Europe’s failure to resolve its sovereign-debt crisis will force investment-banking chiefs in the region to consider shuttering entire businesses rather than rely on piecemeal job reductions to revive profit.
Dealmaking fees may drop 25 per cent this year from 2009, when the crisis began in Greece, research firm Freeman & Co estimates. European banks have cut about 172,000 positions since then, according to data compiled by Bloomberg, the same strategy they used after Lehman Brothers Holdings collapsed in 2008.
The game plan won’t work again as rising capital requirements and declining business alter the investment-banking landscape, investors and analysts say. New rules will reduce return on equity by six percentage points from about 14 per cent in the first half of 2011, according to consulting firm Bain & Co. Banks that relied on record low interest rates and a flood of cheap funding from the European Central Bank to delay deciding which units to close will be compelled to make choices.
“Investment banks have to shrink and do more than cut a little bit here and there,” said Lutz Roehmeyer, who helps oversee euro 10 billion ($12.5 billion) at Landesbank Berlin Investment in Berlin. “There’s too much politics and too little economics going on. They want to keep certain businesses for as long as possible.”
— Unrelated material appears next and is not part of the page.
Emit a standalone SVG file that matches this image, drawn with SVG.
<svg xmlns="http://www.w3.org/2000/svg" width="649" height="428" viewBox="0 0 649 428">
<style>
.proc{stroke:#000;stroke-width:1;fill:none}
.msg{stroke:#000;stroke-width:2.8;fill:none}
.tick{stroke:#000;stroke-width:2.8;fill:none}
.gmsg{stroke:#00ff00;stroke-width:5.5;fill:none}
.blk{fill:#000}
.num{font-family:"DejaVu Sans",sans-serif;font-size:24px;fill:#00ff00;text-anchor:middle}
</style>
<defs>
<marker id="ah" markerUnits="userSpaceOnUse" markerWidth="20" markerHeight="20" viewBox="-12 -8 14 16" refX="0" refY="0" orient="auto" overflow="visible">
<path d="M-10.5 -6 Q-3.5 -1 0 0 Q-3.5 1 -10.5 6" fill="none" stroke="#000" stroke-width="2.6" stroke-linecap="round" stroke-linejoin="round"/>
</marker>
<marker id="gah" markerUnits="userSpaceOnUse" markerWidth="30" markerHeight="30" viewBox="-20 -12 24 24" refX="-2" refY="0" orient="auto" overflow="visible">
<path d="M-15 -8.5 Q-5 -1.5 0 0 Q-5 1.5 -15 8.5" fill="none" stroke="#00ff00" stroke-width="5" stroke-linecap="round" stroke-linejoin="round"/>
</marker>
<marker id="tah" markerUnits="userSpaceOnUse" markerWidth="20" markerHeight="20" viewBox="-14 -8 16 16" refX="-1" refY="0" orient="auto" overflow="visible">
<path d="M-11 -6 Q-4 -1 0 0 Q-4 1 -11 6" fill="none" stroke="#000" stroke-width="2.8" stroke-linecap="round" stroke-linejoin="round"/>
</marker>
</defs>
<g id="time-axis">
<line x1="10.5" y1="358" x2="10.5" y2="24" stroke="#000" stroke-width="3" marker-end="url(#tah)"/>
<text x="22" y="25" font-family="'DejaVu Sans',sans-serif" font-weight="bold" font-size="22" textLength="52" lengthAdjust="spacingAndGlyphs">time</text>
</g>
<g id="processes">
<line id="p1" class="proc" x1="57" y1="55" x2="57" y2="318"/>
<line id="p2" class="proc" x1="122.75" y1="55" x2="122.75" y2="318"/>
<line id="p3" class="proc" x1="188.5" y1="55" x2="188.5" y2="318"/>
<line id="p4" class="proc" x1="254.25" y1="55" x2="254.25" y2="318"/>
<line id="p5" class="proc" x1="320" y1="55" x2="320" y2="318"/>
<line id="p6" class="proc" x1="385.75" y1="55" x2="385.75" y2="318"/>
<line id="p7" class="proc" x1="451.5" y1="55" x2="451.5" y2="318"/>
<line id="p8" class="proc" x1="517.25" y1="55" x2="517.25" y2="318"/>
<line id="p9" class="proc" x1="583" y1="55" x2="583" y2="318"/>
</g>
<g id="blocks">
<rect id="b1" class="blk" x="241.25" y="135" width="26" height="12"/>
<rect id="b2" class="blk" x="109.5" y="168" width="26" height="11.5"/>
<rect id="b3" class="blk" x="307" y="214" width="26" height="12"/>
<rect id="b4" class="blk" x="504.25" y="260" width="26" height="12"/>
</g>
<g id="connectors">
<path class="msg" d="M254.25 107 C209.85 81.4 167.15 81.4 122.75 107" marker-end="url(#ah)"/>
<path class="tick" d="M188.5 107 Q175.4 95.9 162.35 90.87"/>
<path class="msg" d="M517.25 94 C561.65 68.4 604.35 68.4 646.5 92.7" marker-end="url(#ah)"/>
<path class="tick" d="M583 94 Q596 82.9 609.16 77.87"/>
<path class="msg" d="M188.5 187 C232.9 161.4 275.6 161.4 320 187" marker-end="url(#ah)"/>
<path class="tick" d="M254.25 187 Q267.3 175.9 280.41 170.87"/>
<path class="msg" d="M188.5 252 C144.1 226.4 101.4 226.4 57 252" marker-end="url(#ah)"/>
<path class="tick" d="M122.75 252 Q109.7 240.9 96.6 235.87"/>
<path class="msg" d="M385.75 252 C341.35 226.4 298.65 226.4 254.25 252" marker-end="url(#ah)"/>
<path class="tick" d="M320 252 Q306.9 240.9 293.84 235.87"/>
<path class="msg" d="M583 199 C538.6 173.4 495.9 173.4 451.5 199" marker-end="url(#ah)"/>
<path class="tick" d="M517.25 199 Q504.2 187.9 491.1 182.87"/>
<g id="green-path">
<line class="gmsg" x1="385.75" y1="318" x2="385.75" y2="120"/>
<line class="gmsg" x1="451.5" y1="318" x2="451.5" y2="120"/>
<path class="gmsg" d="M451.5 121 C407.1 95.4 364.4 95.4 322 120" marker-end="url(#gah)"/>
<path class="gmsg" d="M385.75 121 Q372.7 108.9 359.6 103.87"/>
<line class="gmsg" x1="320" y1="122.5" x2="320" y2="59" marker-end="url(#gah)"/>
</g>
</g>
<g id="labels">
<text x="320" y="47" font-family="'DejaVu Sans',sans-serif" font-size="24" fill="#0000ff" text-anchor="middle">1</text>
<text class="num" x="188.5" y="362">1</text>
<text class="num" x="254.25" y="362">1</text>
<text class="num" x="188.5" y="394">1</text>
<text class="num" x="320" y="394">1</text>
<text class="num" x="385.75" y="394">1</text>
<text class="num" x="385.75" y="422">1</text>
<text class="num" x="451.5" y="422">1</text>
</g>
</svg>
Some firms are cutting deeper. UBS AG, Switzerland’s largest lender, is reducing its fixed-income operations to focus on wealth management because of stricter capital requirements imposed by regulators and a weak revenue outlook linked to the continuing debt crisis. Still, even for all the job cuts, most European investment banks haven’t made significant changes since the upheaval that accompanied the collapse of Lehman Brothers, said Joao Soares, a partner at Bain in London. “Banks often play the last-man-standing strategy of maintaining capabilities until others are forced to leave,” Soares said. “They need to reinvent their core.”
The Bloomberg Industries European Investment Banks Index, which tracks UBS, Barclays Plc, Deutsche Bank, and Credit Suisse Group, has dropped 5.3 per cent this year compared with a 14 per cent gain in the 329-member MSCI World Financials Index. European banks that have investment-banking businesses trade at an average of 62 per cent of book value, while European financial firms trade at about 90 per cent.
The five US lenders with investment-banking and trading units — Bank of America, Citigroup, Goldman Sachs Group, JPMorgan Chase & Co and Morgan Stanley — reported their lowest first-half revenue since 2008 and have stock prices that value the firms at a lower percentage of book value than banks without capital-markets units.